For an entire month now, my life has been a routine. Every day Insley would wake me up, in a complete fuss about me driving him to the mental hospital. Then we'd have a bicker, and I'd drive him. He'd stay there for entire hour and come back walking on air. He wouldn't tell me anything. At first I didn't think much of it, Insley was a generally secretive person. He'd rather get skinned alive than tell me about what's going on.

It was one particular day where I got tired of the same thing over and over again.

I open my eyes, in front of me were pale blue eyes, glaring down at me.

At first I was startled, the person in front of me had light brown hair and a piercing look. His skin was pale, and a long scar ran from his chin down his neck. I knew who it was; it was Insley. He was glaring down at me, I didn't know why. For some reason my hearing wasn't quite tuned and I couldn't hear a thing he was saying. His words were like gibberish.

"Hello?" the sound suddenly returned.

I replied with a low groan. My body was awake but my mind wasn't.

"Harry?" he says again.

"What?" my voice sounds groggy and fast asleep, almost what I was.

"Get up." He asks politely.
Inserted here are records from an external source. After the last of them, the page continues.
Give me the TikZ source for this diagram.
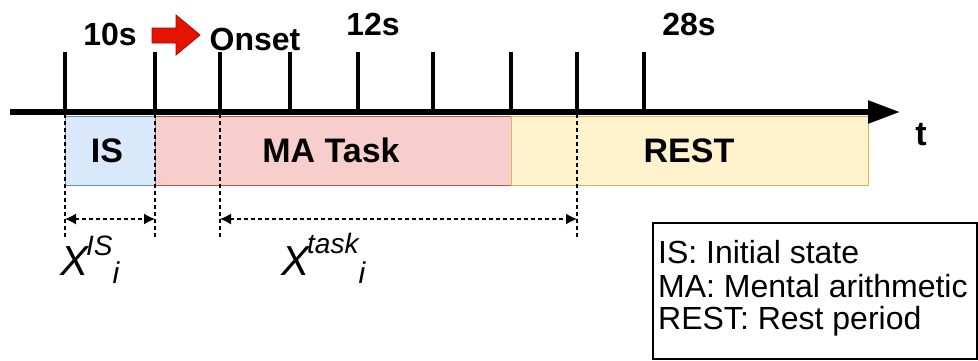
\documentclass[tikz,border=0pt]{standalone}
\usepackage{fontspec}
\setmainfont{Liberation Sans}
\usetikzlibrary{arrows.meta}
\definecolor{isF}{HTML}{DAE8FC}
\definecolor{isB}{HTML}{6C8EBF}
\definecolor{maF}{HTML}{F8CECC}
\definecolor{maB}{HTML}{B85450}
\definecolor{reF}{HTML}{FFF2CC}
\definecolor{reB}{HTML}{D6B656}
\definecolor{arrRed}{HTML}{E51400}
\definecolor{arrRedD}{HTML}{B20000}
\begin{document}
\begin{tikzpicture}[x=1pt,y=-1pt,
  toplbl/.style={font=\bfseries\fontsize{32}{32}\selectfont, anchor=base, inner sep=0pt},
  boxlbl/.style={font=\bfseries\fontsize{34}{34}\selectfont, anchor=base, inner sep=0pt},
  phase/.style={line width=1.2pt, anchor=north west, inner sep=0pt, minimum height=69pt},
  ticken/.style={line width=4.5pt},
  guide/.style={line width=1.3pt, dash pattern=on 4pt off 3pt},
  span/.style={guide, {Latex[length=11pt,width=11pt]}-{Latex[length=11pt,width=11pt]}},
  legtxt/.style={font=\fontsize{32}{32}\selectfont, anchor=base west, inner sep=0pt}
]
\useasboundingbox (0,0) rectangle (978,360);

% phase boxes
\node[phase, draw=isB, fill=isF, minimum width=90pt] (isbox) at (65,116) {};
\node[phase, draw=maB, fill=maF, minimum width=356pt] (mabox) at (155,116) {};
\node[phase, draw=reB, fill=reF, minimum width=357pt] (rebox) at (511,116) {};

% dashed guides
\foreach \x/\n in {65/ga,155/gb,220/gc,577/gd}{
  \coordinate (\n top) at (\x,114);
  \coordinate (\n bot) at (\x,237);
  \draw[guide] (\n top) -- (\n bot);
}

% axis
\coordinate (axs) at (10,112);
\coordinate (axe) at (900,112);
\draw[line width=5.5pt, -{Triangle[length=32pt,width=22pt]}] (axs) -- (axe);

% ticks
\foreach \x [count=\i] in {65,155,220,290,358,433,511,577,644}{
  \coordinate (tb\i) at (\x,114);
  \coordinate (tt\i) at (\x,52);
  \draw[ticken] (tb\i) -- (tt\i);
}

% top labels
\node[toplbl] (l10) at (110,45) {10s};
\node[toplbl] (lon) at (255,50) {Onset};
\node[toplbl] (l12) at (373,35) {12s};
\node[toplbl] (l28) at (689,35) {28s};
\draw[fill=arrRed, draw=arrRedD, line width=0.8pt]
  (152,28) -- (176,28) -- (176,15) -- (200,35) -- (176,55) -- (176,43) -- (152,43) -- cycle;

% box labels
\node[boxlbl] (tis) at (107,162) {IS};
\node[boxlbl] (tma) at (331,162) {MA Task};
\node[boxlbl] (tre) at (689,162) {REST};
\node[boxlbl] (tt) at (921,145) {t};

% spans
\coordinate (sa) at (65,219);
\coordinate (sb) at (155,219);
\coordinate (sc) at (220,219);
\coordinate (sd) at (577,219);
\draw[span] (sa) -- (sb);
\draw[span] (sc) -- (sd);

\node[anchor=base west, inner sep=0pt] (xis) at (60,275)
  {\itshape\fontsize{42}{42}\selectfont X\kern-2pt\raisebox{20pt}{\fontsize{28}{28}\selectfont IS}\raisebox{-8pt}{\fontsize{30}{30}\selectfont i}};
\node[anchor=base west, inner sep=0pt] (xtask) at (281,275)
  {\itshape\fontsize{42}{42}\selectfont X\kern-2pt\raisebox{22pt}{\fontsize{28}{28}\selectfont task}\raisebox{-8pt}{\fontsize{30}{30}\selectfont i}};

% legend
\node[draw, line width=1.5pt, anchor=north west, inner sep=0pt, minimum width=324pt, minimum height=136pt] (leg) at (652,222) {};
\node[legtxt] (leg1) at (658,263) {IS: Initial state};
\node[legtxt] (leg2) at (658,297) {MA: Mental arithmetic};
\node[legtxt] (leg3) at (658,329) {REST: Rest period};
\end{tikzpicture}
\end{document}
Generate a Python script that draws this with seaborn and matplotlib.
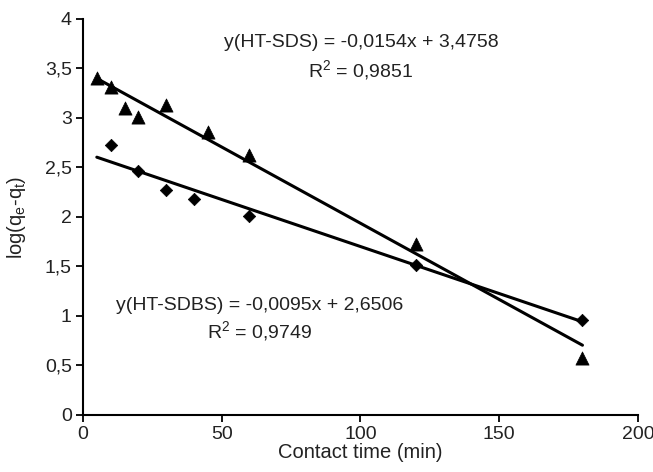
import matplotlib
matplotlib.use("Agg")
import matplotlib.pyplot as plt
import seaborn as sns
import numpy as np
import pandas as pd

# Data
time_sds = [5, 10, 15, 20, 30, 45, 60, 120, 180]
log_sds = [3.40, 3.31, 3.10, 3.01, 3.13, 2.86, 2.63, 1.73, 0.57]
time_sdbs = [10, 20, 30, 40, 60, 120, 180]
log_sdbs = [2.73, 2.46, 2.27, 2.18, 2.01, 1.515, 0.96]

# Trendline coefficients printed on the chart
slope_sds, intercept_sds = -0.0154, 3.4758
slope_sdbs, intercept_sdbs = -0.0095, 2.6506
trend_x = [5, 180]

x_ticks = [0, 50, 100, 150, 200]
x_labels = ["0", "50", "100", "150", "200"]
y_ticks = [0, 0.5, 1, 1.5, 2, 2.5, 3, 3.5, 4]
y_labels = ["0", "0,5", "1", "1,5", "2", "2,5", "3", "3,5", "4"]

sns.set_theme(style="white")
plt.rcParams['font.family'] = ['Liberation Sans', 'DejaVu Sans']

fig = plt.figure(figsize=(6.53, 4.72), dpi=100)
ax = fig.add_axes([0.127, 0.121, 0.850, 0.839])

df_sds = pd.DataFrame({"t": time_sds, "y": log_sds})
df_sdbs = pd.DataFrame({"t": time_sdbs, "y": log_sdbs})

tx = np.array(trend_x, dtype=float)
df_line_sds = pd.DataFrame({"t": tx, "y": slope_sds * tx + intercept_sds})
df_line_sdbs = pd.DataFrame({"t": tx, "y": slope_sdbs * tx + intercept_sdbs})

sns.lineplot(data=df_line_sds, x="t", y="y", ax=ax, color="black", linewidth=2.2)
sns.lineplot(data=df_line_sdbs, x="t", y="y", ax=ax, color="black", linewidth=2.2)
sns.scatterplot(data=df_sds, x="t", y="y", ax=ax, marker="^", s=90, color="black",
                edgecolor="black", linewidth=0.5, zorder=5)
sns.scatterplot(data=df_sdbs, x="t", y="y", ax=ax, marker="D", s=40, color="black",
                edgecolor="black", linewidth=0.5, zorder=5)

ax.set_xlim(0, 200)
ax.set_ylim(0, 4)
ax.set_xticks(x_ticks)
ax.set_xticklabels(x_labels)
ax.set_yticks(y_ticks)
ax.set_yticklabels(y_labels)
ax.tick_params(axis="both", which="major", direction="out", length=5, width=1.3,
               color="black", labelsize=14, labelcolor="#222222",
               bottom=True, left=True)
ax.tick_params(axis="x", pad=3)
ax.tick_params(axis="y", pad=3)
for side in ["top", "right"]:
    ax.spines[side].set_visible(False)
for side in ["left", "bottom"]:
    ax.spines[side].set_color("black")
    ax.spines[side].set_linewidth(1.5)

ax.set_xlabel("Contact time (min)", fontsize=14.5, color="#222222", labelpad=0)
ax.set_ylabel("log(q$_\\mathregular{e}$-q$_\\mathregular{t}$)", fontsize=14.5, color="#222222", labelpad=12)

ax.text(100.2, 3.76, "y(HT-SDS) = -0,0154x + 3,4758", fontsize=14, ha="center", va="center", color="#222222")
ax.text(100, 3.48, "R$^\\mathregular{2}$ = 0,9851", fontsize=14, ha="center", va="center", color="#222222")
ax.text(63.6, 1.10, "y(HT-SDBS) = -0,0095x + 2,6506", fontsize=14, ha="center", va="center", color="#222222")
ax.text(63.8, 0.84, "R$^\\mathregular{2}$ = 0,9749", fontsize=14, ha="center", va="center", color="#222222")

fig.savefig("out.png", dpi=100)
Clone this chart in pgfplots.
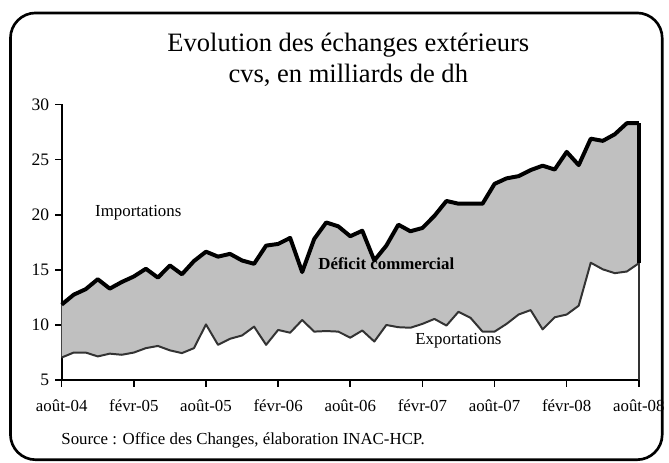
\documentclass[border=0pt]{standalone}
\usepackage{fontspec}
\setmainfont{Liberation Serif}
\usepackage{pgfplots}
\usepackage{pgfplotstable}
\pgfplotsset{compat=1.18}
\usepgfplotslibrary{fillbetween}
\definecolor{fillgray}{RGB}{192,192,192}
\definecolor{expline}{RGB}{51,51,51}

\pgfplotstableread{
m imp ex
0 11.85 7.05
1 12.75 7.50
2 13.25 7.50
3 14.15 7.15
4 13.30 7.40
5 13.90 7.30
6 14.40 7.50
7 15.10 7.90
8 14.30 8.10
9 15.40 7.70
10 14.60 7.45
11 15.80 7.90
12 16.65 10.05
13 16.20 8.20
14 16.45 8.75
15 15.85 9.05
16 15.55 9.85
17 17.20 8.20
18 17.35 9.55
19 17.90 9.30
20 14.80 10.45
21 17.80 9.40
22 19.30 9.45
23 18.95 9.40
24 18.05 8.85
25 18.55 9.50
26 15.85 8.50
27 17.20 10.00
28 19.10 9.80
29 18.50 9.75
30 18.80 10.10
31 19.90 10.55
32 21.25 9.95
33 21.00 11.20
34 21.00 10.65
35 21.00 9.40
36 22.80 9.40
37 23.30 10.10
38 23.50 10.95
39 24.05 11.35
40 24.45 9.60
41 24.10 10.70
42 25.70 10.95
43 24.50 11.75
44 26.90 15.65
45 26.70 15.05
46 27.30 14.70
47 28.30 14.85
48 28.30 15.60
}\tradedata

\begin{document}
\begin{tikzpicture}
\path (0,0) rectangle (501.75pt,348.75pt);
\draw[line width=2pt, rounded corners=19pt] (7.875pt,2.25pt) rectangle (499.125pt,339pt);
\node[font=\fontsize{20}{23.25}\selectfont, align=center] at (262.5pt,303.4pt) {Evolution des échanges extérieurs\\cvs, en milliards de dh};
\node[anchor=west, font=\fontsize{12.7}{15}\selectfont] at (42.75pt,17pt) {Source : Office des Changes, élaboration INAC-HCP.};
\begin{axis}[
  at={(46.5pt,62.25pt)}, anchor=south west,
  scale only axis, width=435pt, height=207.75pt,
  xmin=0, xmax=48, ymin=5, ymax=30,
  clip=false,
  axis x line=bottom, axis y line=left,
  axis line style={-, line width=1.6pt, black},
  xtick={0,6,...,48},
  xticklabels={août-04,févr-05,août-05,févr-06,août-06,févr-07,août-07,févr-08,août-08},
  ytick={5,10,...,30},
  tick align=outside, major tick length=5pt,
  tick style={black, line width=1.2pt},
  ticklabel style={font=\fontsize{12.7}{15}\selectfont},
  xticklabel style={yshift=-6.5pt},
  yticklabel style={font=\fontsize{13.2}{15}\selectfont, xshift=-1pt},
  /pgf/number format/assume math mode=true,
]
\addplot[draw=none, name path=imp, forget plot] table[x=m,y=imp]{\tradedata};
\addplot[draw=none, name path=ex, forget plot] table[x=m,y=ex]{\tradedata};
\addplot[fillgray, draw=none] fill between[of=imp and ex];
\addplot[expline, line width=1.5pt, line join=round] table[x=m,y=ex]{\tradedata};
\addplot[expline, line width=1.5pt] coordinates {(48,15.6) (48,5)};
\addplot[black, line width=3pt, line join=round] table[x=m,y=imp]{\tradedata};
\addplot[black, line width=3pt] coordinates {(48,28.3) (48,15.6)};
\node[font=\fontsize{12.7}{15}\selectfont] at (axis cs:6.37,20.2) {Importations};
\node[font=\fontsize{12.7}{15}\selectfont\bfseries] at (axis cs:27.0,15.55) {Déficit commercial};
\node[font=\fontsize{12.7}{15}\selectfont] at (axis cs:33.0,8.6) {Exportations};
\end{axis}
\end{tikzpicture}
\end{document}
I shoot him a glare.

"Please?" he adds later, smiling weakly in my direction. I decide to get up and stretch out my limbs, Insley's pacing around the room for a reason unknown.

"I need you to drive me back to the institution." He says softly. I'm immediately wide-awake.

"Again? seriously Insley, what now?" i asked, exasperated.

"Because I need to fucking see someone." He replies, equally exasperated with me.

"Okay, all right." I give in, raising my hands in defeat.

"Don't use vulgar language." I warn after standing up.

"Fuck you." Insley smiles sarcastically, my expression goes serious.

"You know how you get." I warn again, he ignores me.

"Appreciate the concern, Harry. But I don't need a smart-ass telling me how to manage my own disorder." He says smugly.

I shrug.

"Just trying to help."

"No, you're just pitying me. I don't need your pity, or help. Thank you very fucking much." He walks out of the room and it leaves me wondering what caused his little outbreak. I suppose I wasn't used to his behavior as he spent about four months in that blinking institution.

I ready myself for the day approaching. Facing the thing I fear most, insanity.

"What the hell are you so afraid of anyway?" a voice startles me.

"Insanity." I reply simply, not looking up to who's facing me. I assumed it was Insley.

"Come on, now that's a stupid excuse for a fear." He replies.

"Excuse you." I put on a button down shirt, examining myself in the mirror. My brown curls are all over my face, I grin; satisfied. Unruly, un-neat curls mean good night's rest, no disturbances. My mood is instantly lifted.